"""
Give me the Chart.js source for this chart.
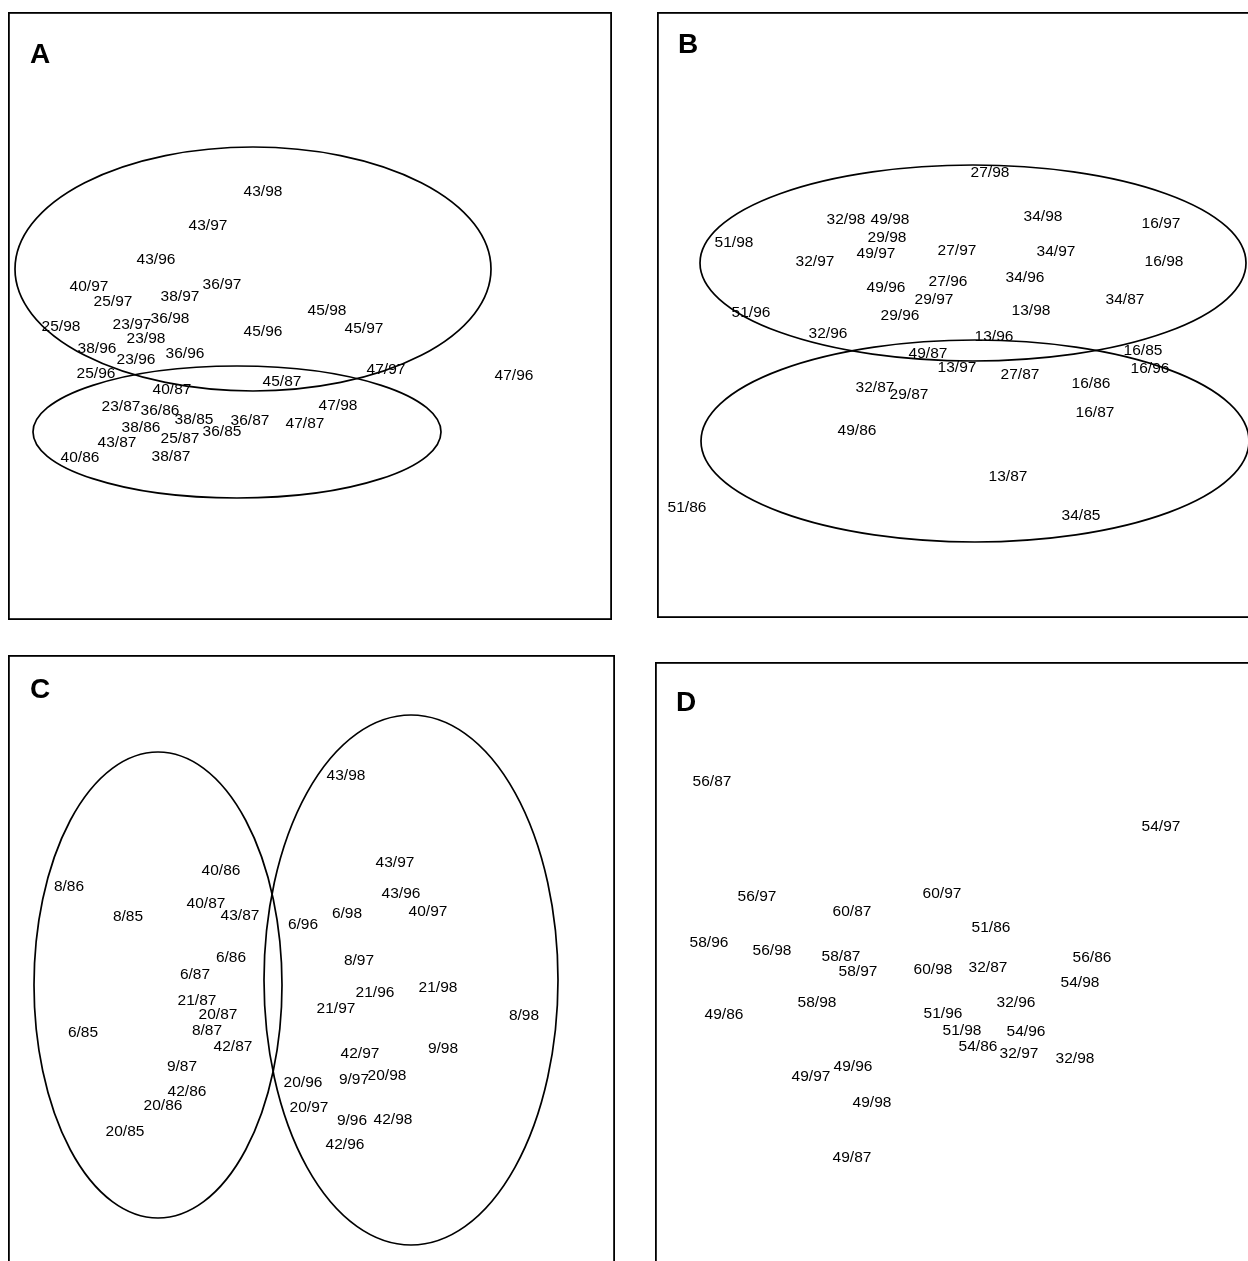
<!DOCTYPE html>
<html><head><meta charset="utf-8">
<script src="https://cdn.jsdelivr.net/npm/chart.js@4.4.1/dist/chart.umd.min.js"></script>
<style>
html,body{margin:0;padding:0;background:#fff;width:1248px;height:1261px;overflow:hidden;position:relative}
canvas{position:absolute}
</style></head><body>
<canvas id="cA" width="604" height="608" style="left:8px;top:12px;width:604px;height:608px"></canvas>
<canvas id="cB" width="600" height="606" style="left:657px;top:12px;width:600px;height:606px"></canvas>
<canvas id="cC" width="607" height="620" style="left:8px;top:655px;width:607px;height:620px"></canvas>
<canvas id="cD" width="600" height="610" style="left:655px;top:662px;width:600px;height:610px"></canvas>
<script>
// ---------- Panel A ----------
const labelsA = ["43/98","43/97","43/96","40/97","25/97","38/97","36/97","36/98","23/97","25/98","23/98","38/96","23/96","36/96","45/98","45/97","45/96","25/96","40/87","45/87","47/97","47/96","23/87","36/86","38/85","36/87","36/85","47/98","47/87","38/86","25/87","43/87","40/86","38/87"];
const dim1A = [255,200,148,81,105,172,214,162,124,53,138,89,128,177,319,356,255,88,164,274,378,506,113,152,186,242,214,330,297,133,172,109,72,163];
const dim2A = [180,214,248,275,290,285,273,307,313,315,327,337,348,342,299,317,320,362,378,370,358,364,395,399,408,409,420,394,412,416,427,431,446,445];
const ellCxA = [245,229], ellCyA = [257,420], ellRxA = [238,204], ellRyA = [122,66];

// ---------- Panel B ----------
const labelsB = ["27/98","32/98","49/98","29/98","49/97","34/98","16/97","51/98","32/97","27/97","34/97","16/98","27/96","34/96","49/96","29/97","29/96","13/98","34/87","51/96","32/96","13/96","49/87","16/85","13/97","27/87","16/96","16/86","32/87","29/87","16/87","49/86","13/87","51/86","34/85"];
const dim1B = [333,189,233,230,219,386,504,77,158,300,399,507,291,368,229,277,243,374,468,94,171,337,271,486,300,363,493,434,218,252,438,200,351,30,424];
const dim2B = [161,208,208,226,242,205,212,231,250,239,240,250,270,266,276,288,304,299,288,301,322,325,342,339,356,363,357,372,376,383,401,419,465,496,504];
const ellCxB = [316,318], ellCyB = [251,429], ellRxB = [273,274], ellRyB = [98,101];

// ---------- Panel C ----------
const labelsC = ["43/98","40/86","8/86","43/97","43/96","40/87","8/85","43/87","6/96","6/98","40/97","6/86","8/97","6/87","21/96","21/98","21/87","21/97","20/87","6/85","8/87","42/87","8/98","42/97","9/98","9/87","20/96","9/97","20/98","42/86","20/86","20/97","9/96","42/98","20/85","42/96"];
const dim1C = [338,213,61,387,393,198,120,232,295,339,420,223,351,187,367,430,189,328,210,75,199,225,516,352,435,174,295,346,379,179,155,301,344,385,117,337];
const dim2C = [121,216,232,208,239,249,262,261,270,259,257,303,306,320,338,333,346,354,360,378,376,392,361,399,394,412,428,425,421,437,451,453,466,465,477,490];
const ellCxC = [150,403], ellCyC = [330,325], ellRxC = [124,147], ellRyC = [233,265];

// ---------- Panel D ----------
const labelsD = ["56/87","54/97","56/97","60/97","60/87","51/86","58/96","56/98","58/87","58/97","60/98","32/87","56/86","54/98","58/98","32/96","49/86","51/96","51/98","54/96","54/86","32/97","32/98","49/96","49/97","49/98","49/87"];
const dim1D = [57,506,102,287,197,336,54,117,186,203,278,333,437,425,162,361,69,288,307,371,323,364,420,198,156,217,197];
const dim2D = [120,165,235,232,250,266,281,289,295,310,308,306,296,321,341,341,353,352,369,370,385,392,397,405,415,441,496];
const ellCxD = [], ellCyD = [], ellRxD = [], ellRyD = [];

const panelTitles = ["A","B","C","D"];

const FONT = '15.5px "Liberation Sans", Arial, Helvetica, sans-serif';
const TITLE_FONT = 'bold 28px "Liberation Sans", Arial, Helvetica, sans-serif';

const panelPlugin = {
  id: 'panelPlugin',
  afterDatasetsDraw(chart, args, opts) {
    const ctx = chart.ctx, xs = chart.scales.x, ys = chart.scales.y, ca = chart.chartArea;
    ctx.save();
    // frame
    ctx.strokeStyle = '#000'; ctx.lineWidth = 1.8;
    ctx.strokeRect(ca.left + 0.9, ca.top + 0.9, ca.right - ca.left - 1.8, ca.bottom - ca.top - 1.8);
    // title letter
    ctx.fillStyle = '#000'; ctx.font = TITLE_FONT; ctx.textAlign = 'center'; ctx.textBaseline = 'middle';
    ctx.fillText(opts.title, ca.left + opts.titlePos[0], ca.top + opts.titlePos[1]);
    // ellipses
    const e = opts.ellipses;
    ctx.lineWidth = 1.7;
    for (let i = 0; i < e.cx.length; i++) {
      const px = xs.getPixelForValue(e.cx[i]), py = ys.getPixelForValue(e.cy[i]);
      const rx = Math.abs(xs.getPixelForValue(e.cx[i] + e.rx[i]) - px);
      const ry = Math.abs(ys.getPixelForValue(e.cy[i] + e.ry[i]) - py);
      ctx.beginPath(); ctx.ellipse(px, py, rx, ry, 0, 0, Math.PI * 2); ctx.stroke();
    }
    // point labels
    ctx.font = FONT; ctx.fillStyle = '#000';
    const meta = chart.getDatasetMeta(0);
    meta.data.forEach((pt, i) => {
      ctx.fillText(chart.data.datasets[0].data[i].label, pt.x, pt.y);
    });
    ctx.restore();
  }
};

function makePanel(id, labels, d1, d2, ell, title, titlePos) {
  const cv = document.getElementById(id);
  const W = cv.width, H = cv.height;
  new Chart(cv, {
    type: 'scatter',
    data: { datasets: [{ data: labels.map((l, i) => ({ x: d1[i], y: d2[i], label: l })), pointRadius: 0, pointHoverRadius: 0 }] },
    options: {
      responsive: false, animation: false, events: [],
      layout: { padding: 0 },
      plugins: { legend: { display: false }, tooltip: { enabled: false },
        panelPlugin: { title: title, titlePos: titlePos, ellipses: ell } },
      scales: {
        x: { type: 'linear', display: false, min: 0, max: W },
        y: { type: 'linear', display: false, min: 0, max: H, reverse: true }
      }
    },
    plugins: [panelPlugin]
  });
}

makePanel('cA', labelsA, dim1A, dim2A, {cx: ellCxA, cy: ellCyA, rx: ellRxA, ry: ellRyA}, panelTitles[0], [32, 43]);
makePanel('cB', labelsB, dim1B, dim2B, {cx: ellCxB, cy: ellCyB, rx: ellRxB, ry: ellRyB}, panelTitles[1], [31, 33]);
makePanel('cC', labelsC, dim1C, dim2C, {cx: ellCxC, cy: ellCyC, rx: ellRxC, ry: ellRyC}, panelTitles[2], [32, 35]);
makePanel('cD', labelsD, dim1D, dim2D, {cx: ellCxD, cy: ellCyD, rx: ellRxD, ry: ellRyD}, panelTitles[3], [31, 41]);
</script>
</body></html>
"""
EXERCISE AIM -> Reproduce the data above word for word from its first line through the line that holds "const ellCxB = [316,318], ellCyB", both ends included; skip pictures.

RESPONSE ->
Give me the Chart.js source for this chart.
<!DOCTYPE html>
<html><head><meta charset="utf-8">
<script src="https://cdn.jsdelivr.net/npm/chart.js@4.4.1/dist/chart.umd.min.js"></script>
<style>
html,body{margin:0;padding:0;background:#fff;width:1248px;height:1261px;overflow:hidden;position:relative}
canvas{position:absolute}
</style></head><body>
<canvas id="cA" width="604" height="608" style="left:8px;top:12px;width:604px;height:608px"></canvas>
<canvas id="cB" width="600" height="606" style="left:657px;top:12px;width:600px;height:606px"></canvas>
<canvas id="cC" width="607" height="620" style="left:8px;top:655px;width:607px;height:620px"></canvas>
<canvas id="cD" width="600" height="610" style="left:655px;top:662px;width:600px;height:610px"></canvas>
<script>
// ---------- Panel A ----------
const labelsA = ["43/98","43/97","43/96","40/97","25/97","38/97","36/97","36/98","23/97","25/98","23/98","38/96","23/96","36/96","45/98","45/97","45/96","25/96","40/87","45/87","47/97","47/96","23/87","36/86","38/85","36/87","36/85","47/98","47/87","38/86","25/87","43/87","40/86","38/87"];
const dim1A = [255,200,148,81,105,172,214,162,124,53,138,89,128,177,319,356,255,88,164,274,378,506,113,152,186,242,214,330,297,133,172,109,72,163];
const dim2A = [180,214,248,275,290,285,273,307,313,315,327,337,348,342,299,317,320,362,378,370,358,364,395,399,408,409,420,394,412,416,427,431,446,445];
const ellCxA = [245,229], ellCyA = [257,420], ellRxA = [238,204], ellRyA = [122,66];

// ---------- Panel B ----------
const labelsB = ["27/98","32/98","49/98","29/98","49/97","34/98","16/97","51/98","32/97","27/97","34/97","16/98","27/96","34/96","49/96","29/97","29/96","13/98","34/87","51/96","32/96","13/96","49/87","16/85","13/97","27/87","16/96","16/86","32/87","29/87","16/87","49/86","13/87","51/86","34/85"];
const dim1B = [333,189,233,230,219,386,504,77,158,300,399,507,291,368,229,277,243,374,468,94,171,337,271,486,300,363,493,434,218,252,438,200,351,30,424];
const dim2B = [161,208,208,226,242,205,212,231,250,239,240,250,270,266,276,288,304,299,288,301,322,325,342,339,356,363,357,372,376,383,401,419,465,496,504];
const ellCxB = [316,318], ellCyB = [251,429], ellRxB = [273,274], ellRyB = [98,101];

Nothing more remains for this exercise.